Une hausse des prix envisageable dans quelques mois
Toutes ces hausses et ces retards d’approvisionnement font craindre le pire : comment les acteurs de la filière vont reporter ces problèmes sur les prix détaillants ? En clair, y aura-t-il des hausses de prix pour les détaillants et au final pour les vapoteurs ? Si les réponses varient en fonction des sociétés, il y a de quoi s’inquiéter. “Pour l’instant, notre politique commerciale est d’absorber ces hausses sans les répercuter sur le consommateur final”, annoncent les Laboratoires Xérès. Idem du côté de Delfica : “Tant que cela restera possible pour nous, nous continuerons d’absorber la hausse pour que la vape reste un outil de réduction des risques attractif.”

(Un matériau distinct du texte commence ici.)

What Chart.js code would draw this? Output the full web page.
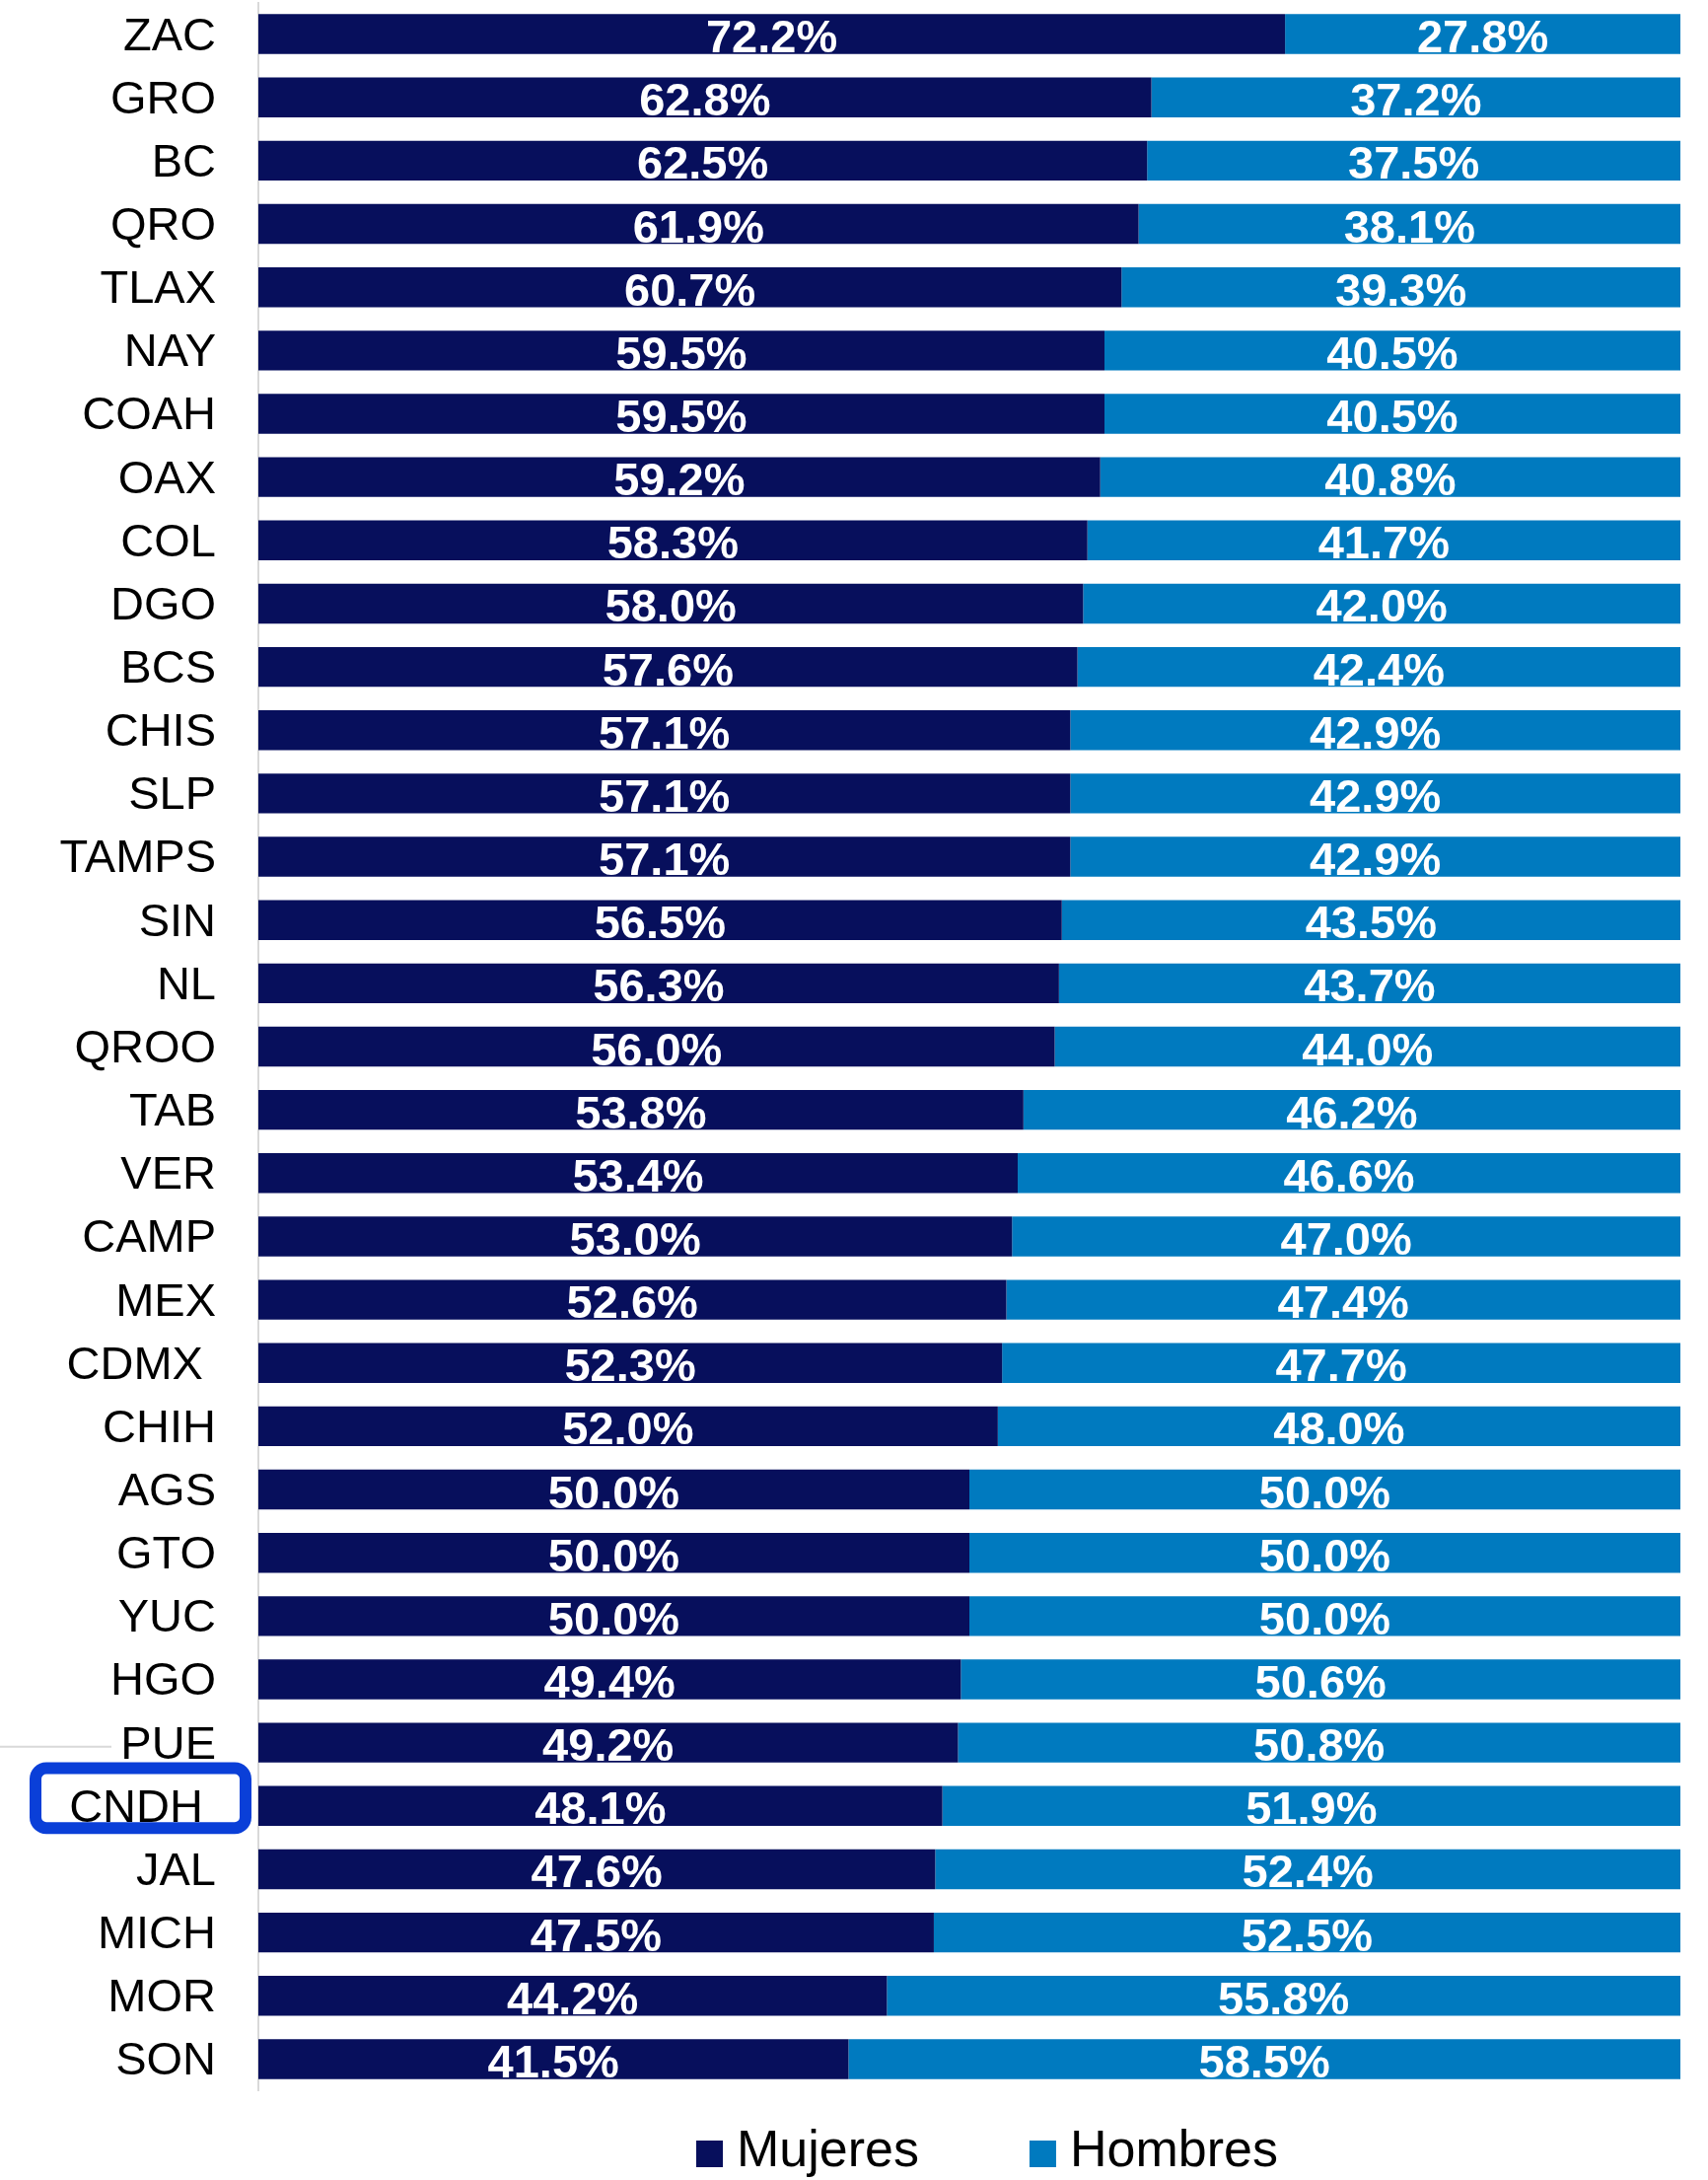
<!DOCTYPE html>
<html>
<head>
<meta charset="utf-8">
<script src="https://cdn.jsdelivr.net/npm/chart.js@4"></script>
<style>
  html, body { margin: 0; padding: 0; background: #ffffff; }
  #wrap { width: 1732px; height: 2210px; }
</style>
</head>
<body>
<div id="wrap"><canvas id="c" width="1732" height="2210"></canvas></div>
<script>
const categories = ["ZAC","GRO","BC","QRO","TLAX","NAY","COAH","OAX","COL","DGO","BCS","CHIS","SLP","TAMPS","SIN","NL","QROO","TAB","VER","CAMP","MEX","CDMX ","CHIH","AGS","GTO","YUC","HGO","PUE","CNDH ","JAL","MICH","MOR","SON"];
const mujeres = [72.2,62.8,62.5,61.9,60.7,59.5,59.5,59.2,58.3,58.0,57.6,57.1,57.1,57.1,56.5,56.3,56.0,53.8,53.4,53.0,52.6,52.3,52.0,50.0,50.0,50.0,49.4,49.2,48.1,47.6,47.5,44.2,41.5];
const hombres = [27.8,37.2,37.5,38.1,39.3,40.5,40.5,40.8,41.7,42.0,42.4,42.9,42.9,42.9,43.5,43.7,44.0,46.2,46.6,47.0,47.4,47.7,48.0,50.0,50.0,50.0,50.6,50.8,51.9,52.4,52.5,55.8,58.5];
const seriesNames = ["Mujeres","Hombres"];
const highlighted = "CNDH ";
const markedRow = "PUE";

const FONT = "'Liberation Sans', Arial, sans-serif";

const valueLabels = {
  id: 'valueLabels',
  afterDatasetsDraw(chart) {
    const ctx = chart.ctx;
    ctx.save();
    ctx.font = "bold 47px " + FONT;
    ctx.fillStyle = "#ffffff";
    ctx.textAlign = "center";
    ctx.textBaseline = "alphabetic";
    chart.data.datasets.forEach((ds, di) => {
      const meta = chart.getDatasetMeta(di);
      meta.data.forEach((el, i) => {
        const v = ds.data[i];
        const cx = (el.x + el.base) / 2;
        ctx.fillText(v.toFixed(1) + "%", cx, el.y + 18.5);
      });
    });
    ctx.restore();
  }
};

const decorations = {
  id: 'decorations',
  afterDraw(chart) {
    const ctx = chart.ctx;
    const ys = chart.scales.y;
    const pIdx = categories.indexOf(markedRow);
    const py = ys.getPixelForValue(pIdx) + 4;
    ctx.save();
    ctx.strokeStyle = "#d9d9d9";
    ctx.lineWidth = 2;
    ctx.beginPath();
    ctx.moveTo(0, py);
    ctx.lineTo(113, py);
    ctx.stroke();
    const hIdx = categories.indexOf(highlighted);
    const cy = ys.getPixelForValue(hIdx);
    ctx.strokeStyle = "#0a3fd8";
    ctx.lineWidth = 12;
    ctx.beginPath();
    ctx.roundRect(36, cy - 38.3, 213, 60.8, 11);
    ctx.stroke();
    ctx.font = "52px " + FONT;
    ctx.textBaseline = "alphabetic";
    ctx.textAlign = "left";
    let x = 706;
    chart.data.datasets.forEach((ds) => {
      ctx.fillStyle = ds.backgroundColor;
      ctx.fillRect(x, 2170, 27, 27);
      ctx.fillStyle = "#000000";
      ctx.fillText(ds.label, x + 41, 2196);
      x += 41 + ctx.measureText(ds.label).width + 112;
    });
    ctx.restore();
  }
};

new Chart(document.getElementById('c'), {
  type: 'bar',
  data: {
    labels: categories,
    datasets: [
      { label: seriesNames[0], data: mujeres, backgroundColor: "#070f5c", borderWidth: 0, barPercentage: 0.63, categoryPercentage: 1.0 },
      { label: seriesNames[1], data: hombres, backgroundColor: "#007abf", borderWidth: 0, barPercentage: 0.63, categoryPercentage: 1.0 }
    ]
  },
  options: {
    indexAxis: 'y',
    responsive: false,
    maintainAspectRatio: false,
    devicePixelRatio: 1,
    animation: false,
    layout: { padding: { top: 2.5, right: 28, bottom: 90.5, left: 0 } },
    plugins: {
      legend: { display: false },
      tooltip: { enabled: false },
      title: { display: false }
    },
    scales: {
      x: { stacked: true, min: 0, max: 100, display: false },
      y: {
        stacked: true,
        grid: { display: false, drawTicks: false },
        border: { display: true, color: "#d9d9d9", width: 2 },
        ticks: { color: "#000000", font: { family: FONT, size: 47 }, padding: 43, autoSkip: false, labelOffset: 3 },
        afterFit(scale) { scale.width = 262; scale.paddingTop = 0; scale.paddingBottom = 0; }
      }
    }
  },
  plugins: [valueLabels, decorations]
});
</script>
</body>
</html>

Du côté de Toutatis, on se veut rassurant… jusqu’en juin. “Nous avons des partenariats à l’année avec nos fournisseurs, quand nous avons senti la montée des prix juste avant l’été dernier, nous nous sommes empressés de signer des contrats de livraison pour un an. Nous avons donc pu maintenir les prix mais ces fameux accords arrivent à leur terme en juin. Il y aura une renégociation à ce moment-là mais si nous n’arrivons pas à conserver des marges correctes sur notre production, nous serons dans l’obligation de répercuter les hausses”, annonce Giovanni Danard. Enfin, Charly Pairaud de VDLV se veut plus réaliste. Il estime que la logique voudrait que les prix pros et ceux pour les vapoteurs suivent ces augmentations, annonçant même que “le prix standard du 10 ml nicotiné va probablement être ‘chamboulé’. La tension concurrentielle sur le marché soulève déjà des questions de qualité des produits et donc, la responsabilité de la filière. Elle pourrait fragiliser des acteurs sur leur stratégie à très moyen terme… Solidité versus concurrence, à voir la position de chacun.” La guerre des prix et des marges devrait donc encore monter d’un cran.